A MapReduce view is created by adding it to the _design document for the database (which we will discuss later). You can also use Futon, which is accessible with the following URL once you have CouchDB set up:

http://127.0.0.1:5984/_utils/

to create a Temporary View directly through the interface. So I would set up a map and a reduce function. The result which would be displayed at the bottom of the image is the result of the map step, which contains rows of data containing, say, the documents name as the key, and the age as the value. We can then enable the reduce step by ticking the reduce box just above the result set.

An example:

function(doc){

    if(doc.age > 29 && doc.age < 36){
        emit(doc.age, doc.income);
    }

}

whose result would be fed to a reduce function:

function(keys, values) {
  var averageIncome = sum(values) / values.length;
  return averageIncome;
}

We might actually create more realistic MapReduce views and add them to the design doc (rather than just creating temporary views)

When you query a view, CouchDB will run the MapReduce function against every document in the database. On the surface, that sounds like a bad idea – especially if you've got millions of documents. However, it only performs this process once to create the view initially, and when updates are made to the data it only needs to make updates to the resulting view for that specific document (it doesn't need to regenerate the entire view again).
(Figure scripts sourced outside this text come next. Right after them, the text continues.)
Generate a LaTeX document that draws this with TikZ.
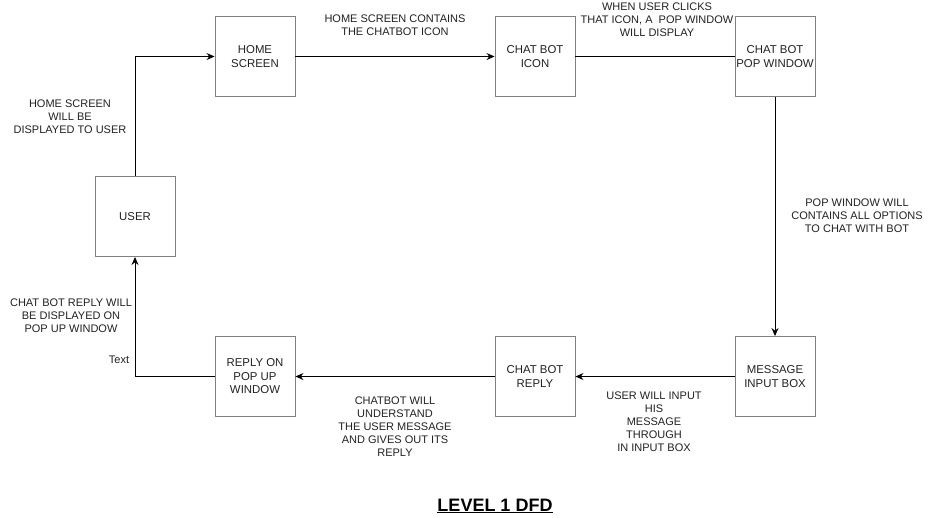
\documentclass[tikz,border=0pt]{standalone}
\usepackage{fontspec}
\setmainfont{Liberation Sans}
\usetikzlibrary{arrows.meta}
\definecolor{boxgray}{HTML}{808080}
\definecolor{txt}{HTML}{222222}
\begin{document}
\begin{tikzpicture}[x=1pt,y=-1pt,
  proc/.style={draw=boxgray,line width=0.9pt,minimum width=80pt,minimum height=80pt,inner sep=0pt,align=center,font=\fontsize{11.4}{13.5}\selectfont,text=txt},
  lbl/.style={align=center,font=\fontsize{11}{13}\selectfont,text=txt,inner sep=0pt},
  flow/.style={line width=1pt,-{Stealth[length=8pt,width=7pt]}},
  plain/.style={line width=1pt}]
\useasboundingbox[fill=white] (0,0) rectangle (931,517);
\node[proc] (home) at (255,56.5) {HOME\\SCREEN};
\node[proc] (icon) at (535,56.5) {CHAT BOT\\ICON};
\node[proc] (pop) at (775,56.5) {CHAT BOT\\POP WINDOW};
\node[proc] (user) at (135,216.5) {USER};
\node[proc] (reply) at (255,376.5) {REPLY ON\\POP UP\\WINDOW};
\node[proc] (cbreply) at (535,376.5) {CHAT BOT\\REPLY};
\node[proc] (msg) at (775,376.5) {MESSAGE\\INPUT BOX};
\draw[flow] (user.north) |- (home.west);
\draw[flow] (home.east) -- (icon.west);
\draw[plain] (icon.east) -- (pop.west);
\draw[flow] (pop.south) -- (msg.north);
\draw[flow] (msg.west) -- (cbreply.east);
\draw[flow] (cbreply.west) -- (reply.east);
\draw[flow] (reply.west) -| (user.south);
\node[lbl] (l1) at (70,117) {HOME SCREEN\\WILL BE\\DISPLAYED TO USER};
\node[lbl] (l2) at (395,25) {HOME SCREEN CONTAINS\\THE CHATBOT ICON};
\node[lbl] (l3) at (657,20) {WHEN USER CLICKS\\THAT ICON, A\ \ POP WINDOW\\WILL DISPLAY};
\node[lbl] (l4) at (857,216) {POP WINDOW WILL\\CONTAINS ALL OPTIONS\\TO CHAT WITH BOT};
\node[lbl] (l5) at (71,316) {CHAT BOT REPLY WILL\\BE DISPLAYED ON\\POP UP WINDOW};
\node[lbl] (l6) at (119,360) {Text};
\node[lbl] (l7) at (395,427) {CHATBOT WILL\\UNDERSTAND\\THE USER MESSAGE\\AND GIVES OUT ITS\\REPLY};
\node[lbl] (l8) at (654,422) {USER WILL INPUT\\HIS\\MESSAGE\\THROUGH\\IN INPUT BOX};
\node[font=\fontsize{18}{20}\selectfont\bfseries,inner sep=0pt] (title) at (495,506) {\underline{LEVEL 1 DFD}};
\end{tikzpicture}
\end{document}
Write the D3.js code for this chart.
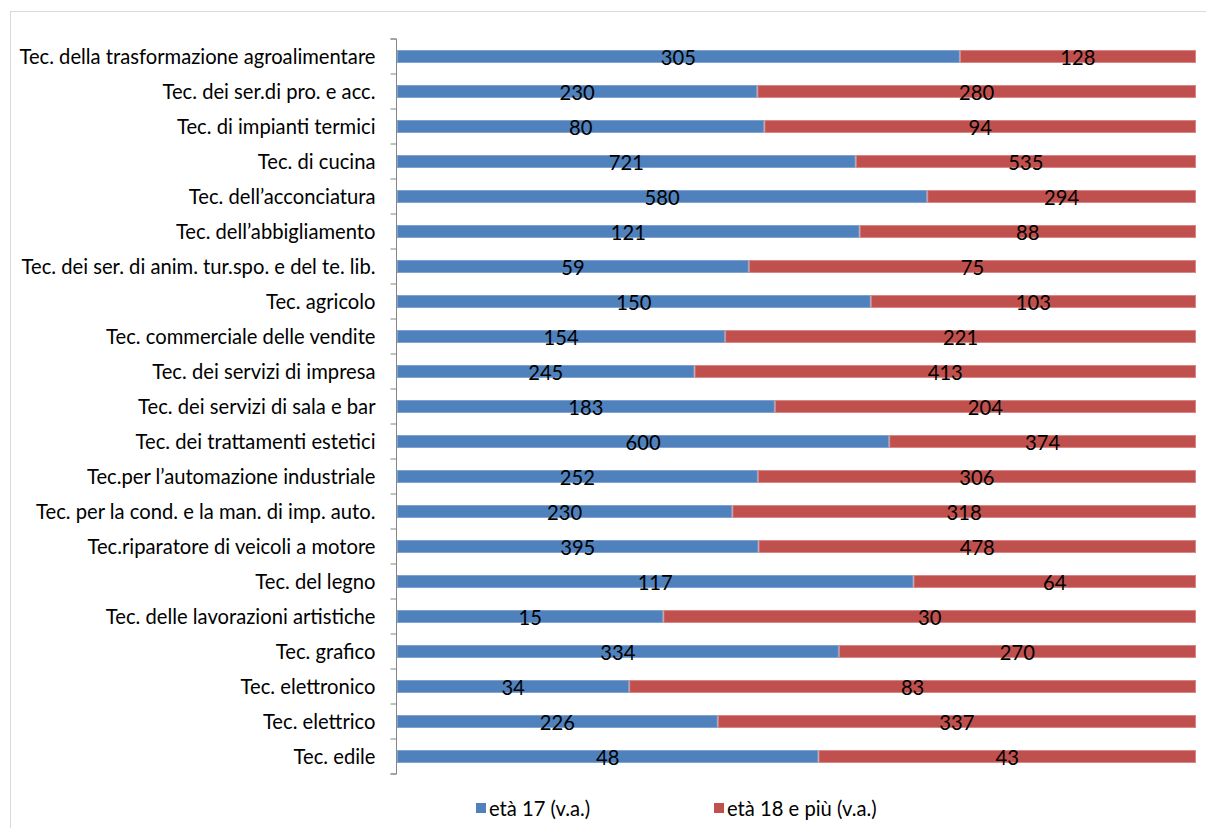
<!DOCTYPE html>
<html><head><meta charset="utf-8">
<script src="https://cdn.jsdelivr.net/npm/d3@7"></script>
<style>body{margin:0;background:#fff}svg{display:block}</style>
</head><body><svg id="c" width="1206" height="828"></svg>
<script>
const categories = [
  "Tec. della trasformazione agroalimentare",
  "Tec. dei ser.di pro. e acc.",
  "Tec. di impianti termici",
  "Tec. di cucina",
  "Tec. dell\u2019acconciatura",
  "Tec. dell\u2019abbigliamento",
  "Tec. dei ser. di anim. tur.spo. e del te. lib.",
  "Tec. agricolo",
  "Tec. commerciale delle vendite",
  "Tec. dei servizi di impresa",
  "Tec. dei servizi di sala e bar",
  "Tec. dei trattamenti estetici",
  "Tec.per l\u2019automazione industriale",
  "Tec. per la cond. e la man. di imp. auto.",
  "Tec.riparatore di veicoli a motore",
  "Tec. del legno",
  "Tec. delle lavorazioni artistiche",
  "Tec. grafico",
  "Tec. elettronico",
  "Tec. elettrico",
  "Tec. edile"
];
const age17 = [305,230,80,721,580,121,59,150,154,245,183,600,252,230,395,117,15,334,34,226,48];
const age18plus = [128,280,94,535,294,88,75,103,221,413,204,374,306,318,478,64,30,270,83,337,43];
const seriesNames = ["et\u00e0 17 (v.a.)", "et\u00e0 18 e pi\u00f9 (v.a.)"];
const colors = ["#4F81BD", "#C0504D"];
const strokes = ["#7EA3D2", "#D98684"];

const svg = d3.select("#c");
const font = "Lato, sans-serif";
const fs = "20.2px";

svg.append("rect").attr("x",10.5).attr("y",11.5).attr("width",1210).attr("height",830)
  .attr("fill","none").attr("stroke","#D9D9D9").attr("stroke-width",1);

const pLeft = 397, pRight = 1196, pTop = 39, pBottom = 774;
const x = d3.scaleLinear().domain([0,1]).range([pLeft,pRight]);
const y = d3.scaleBand().domain(categories).range([pTop,pBottom]).paddingInner(0.63).paddingOuter(0.315);

const rows = categories.map((c,i)=>({cat:c, v:[age17[i], age18plus[i]]}));
rows.forEach(r=>{ const t=r.v[0]+r.v[1]; r.segs=[[0,r.v[0]/t],[r.v[0]/t,1]]; });

[0,1].forEach(s=>{
  const g = svg.append("g");
  g.selectAll("rect").data(rows).join("rect")
    .attr("x", d=>x(d.segs[s][0])+0.5)
    .attr("y", d=>y(d.cat)+0.5)
    .attr("width", d=>x(d.segs[s][1])-x(d.segs[s][0])-1)
    .attr("height", y.bandwidth()-1)
    .attr("fill", colors[s]).attr("stroke", strokes[s]).attr("stroke-width",1);
  g.selectAll("text").data(rows).join("text")
    .attr("x", d=>(x(d.segs[s][0])+x(d.segs[s][1]))/2)
    .attr("y", d=>y(d.cat)+y.bandwidth()/2+1)
    .attr("dy","0.36em")
    .attr("text-anchor","middle")
    .style("font-family",font).style("font-size",fs).attr("fill","#000")
    .text(d=>d.v[s]);
});

const yAxisScale = d3.scaleBand().domain(categories).range([pTop,pBottom]);
const ax = svg.append("g").attr("transform",`translate(${pLeft-0.5},0)`)
  .call(d3.axisLeft(yAxisScale).tickSize(0).tickPadding(21));
ax.select(".domain").attr("stroke","#868686").attr("d",`M-6,${pTop}H0V${pBottom}H-6`);
ax.selectAll("text").style("font-family",font).style("font-size",fs).attr("fill","#000").attr("dy","0.36em");
const bounds = d3.range(categories.length+1).map(i=>pTop + i*yAxisScale.step());
ax.selectAll("line.b").data(bounds).join("line").attr("class","b")
  .attr("x1",-6).attr("x2",0).attr("y1",d=>d).attr("y2",d=>d).attr("stroke","#868686");

const legX = [476, 714];
seriesNames.forEach((n,i)=>{
  svg.append("rect").attr("x",legX[i]).attr("y",803).attr("width",10).attr("height",10).attr("fill",colors[i]);
  svg.append("text").attr("x",legX[i]+13).attr("y",809).attr("dy","0.36em")
    .style("font-family",font).style("font-size",fs).attr("fill","#000").text(n);
});
</script></body></html>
To query a view, all you need to do it access its URL, which will look something like this (once you have added it to a design doc):

mydb/_design/nameOfDesigndoc/_view/nameOfView

You can also supply parameters to the URL to restrict the returned dataset by using things like by_date? with a start_key and an end_key. The process for this would go something like Start at the row that has a date that equals the start_key and then keep returning rows until you reach a key that matches the end_key.